From Stephen Higginson1
Boston July 26. 1793
We have here our french party & french politics as well as you; & they are taking measures here, as well as with you, to bring us to a serious point. They mean, I am satisfied, to force a decission on the Question of their right to fit out Privateers, to originate new expeditions in our ports to cruise on their Enemy. From the conduct & observations of the Consul here,2 & what We learn to be the language & conduct of the ministers in Phila., there is strong reason to believe, that it is part of a System of policy toward us which these people are directed to pursue. They will try how far they can use us to their purpose without coming to points. They will then push us to a decission that shall leave them at option to part from us or not as they may think best, & on such ground as will appear decent abroad, & not compel their partizans here to desert them. Such is my View of french politics at this moment, relative to the united States.
This is a critical period in Our Affairs. We have a narrow & difficult pass to go through; & the longer it is delayed the greater will be the danger, in my Opinion. It is asked by Demagogues, why do Individuals or Classes of men interfere, who have no authority to interpret Treaties, not even for themselves as a rule of Conduct? If Government, or those whose Duty it is, think the right claimed by the french is not founded, & against Treaty, the Laws of nations & our interest, The proper Officers would appear & the exercise of the right be prohibited. Such Observations have weight, & many good men, who well intend & who will support Government in the execution of Laws, are much perplexed & made to waver.
In this State there is but one Opinion except in this Town, here dwell all the Seditious & desperate; & here We have lately had to combat & to subdue them, both in a Meeting of the Trade & of the Town.3 It was a good opening to give a full approbation of the late proclamation,4 & to get the Citizens pledged in favour of neutrality & the measures of government, & to excite similar feelings & Votes in other Towns. I expect We shall have in this way the voice of a large part of the State, perhaps above a hundred Towns.
These proceedings you will see in the papers, but not the Effects yet.
I offer you these facts & observations, as matter of information, which may or may not be useful. To Judge from the State of things here, the sooner We come to the touchy points, which seem to arise out of our Case & not ⟨to⟩ be avoided, the better it will be. Let us take Our Stand on clear ground, or the best which our case will admit, seems to be here the general language. But here We see in part only, & may not know of difficulties which perplex Government.

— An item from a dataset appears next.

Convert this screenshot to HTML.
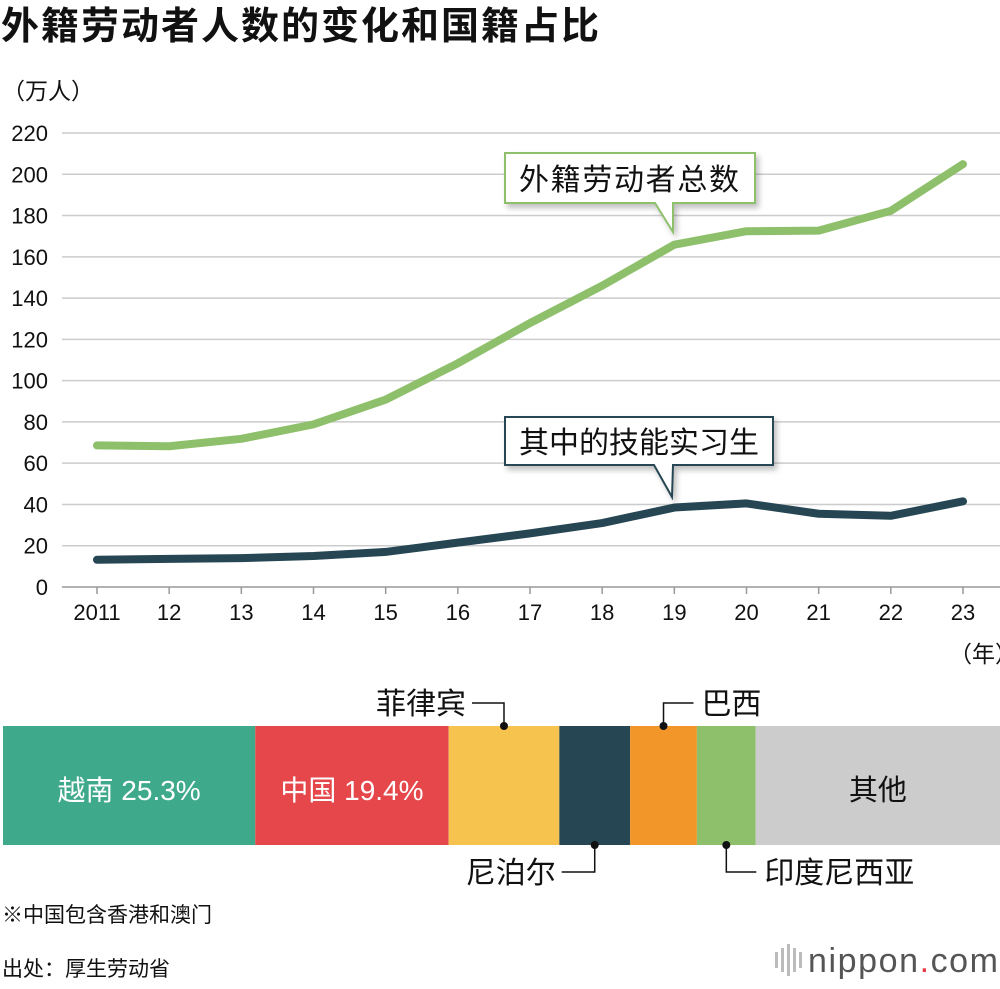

Pacificus5 is operating here without interruption. Our Patriots, though pressed to enter the field, dare not venture on more than Street harangues. I am pledged to meet Dr. Jarvis,6 the Bell Wether of the flock, either in public discussion in person or upon paper, whenever he shall notify the intention of making a formal attack.
If there is a clear line of distinction, founded in reason & upon Treaty, between the refitting &c of prizes & privateers, as I suppose, & the originating new Armaments in Our ports, it will be very happy for us here to have it drawn. We have so many people who have been in the habit of privateering, who are now hungry & enterprising, & who have many facilities to engage in that business, it will be very difficult to restrain them from being concerned in the Vessels fitted out & perhaps from going in person. In such cases the incitement will be so strong, & the means of covering themselves under french names &c. so easy, that the Evil may extend very far, & many of our Citizens be seduced from their Duty.
I am respectfully Sir your hum Serv
ALS, Hamilton Papers, Library of Congress.
1. Higginson was a Boston merchant.
2. Antoine Charbonnet Duplaine. In July, 1793, Duplaine had fitted out a small privateer, the Roland, in Boston and sent her out to prey upon British shipping approaching the coast of the United States (Christopher Gore to Rufus King, August 1, 1793 [Charles R. King, The Life and Correspondence of Rufus King (New York, 1894), I, 487–88]).
3. For a report of this meeting, which was held on July 22, 1793, and which criticized Genet, see the [Boston] Independent Chronicle, July 25, 1793.
4. For the text of George Washington’s proclamation of neutrality, see John Jay to H, April 11, 1793, note 1.
6. Dr. Charles Jarvis, one of Boston’s leading Republicans, had been closely associated with Samuel Adams and John Hancock in the pre-Revolutionary agitation against British rule. He had also served as a delegate to the Massachusetts Ratifying Convention.